After arriving at my storage unit to meet my movers I took another cab up to my new home. We took the west side highway up to the end of Washington Heights. The Hudson was covered in ice. As soon as the driver took a right turn underneath the George Washington Bridge I entered “Act II”. The curtain now parted on wintery, Washington Heights. The setting now set, the interlude trailing off the page in pianissimo.
I had yet to see my new home in the daytime. The wood floors were shining; light was streaming in the uncovered windows, with a view to the courtyard and center of the building. There would be lots of things to see in the other apartments across the street. This was it, this was a real home.

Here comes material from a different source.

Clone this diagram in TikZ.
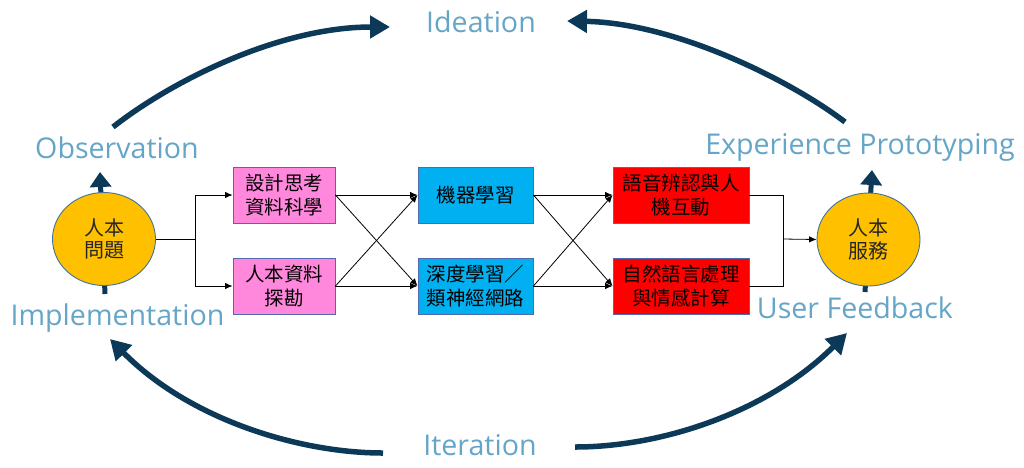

By noon the move was completed. Amid a living room covered in boxes, I managed to find my bed linens and climb into bed for a long nap. I couldn’t think of a better way to celebrate the arrival of a true, concrete thing in my life, then wrapped up in my own bed. My sleep was deep, not like the insomnia of the past few weeks. No longer did I need to wake up and ask a question. The conclusion was there, tucking me in, patting my head.
Integrating to a new neighborhood is an interesting practice. I’ve moved three times in New York City and haven’t devised the best way to do it. I went to the local grocery store over the weekend where my memory of Spanish escaped me. I’ve learned already one big “Don’t” – don’t order sushi. And two big “Do’s” – do go to the dollar stores and do frequent Harlem Public. My coffee shops, writing nooks and what have you are yet to be discovered. But I suppose that is part of the fun, a new thing.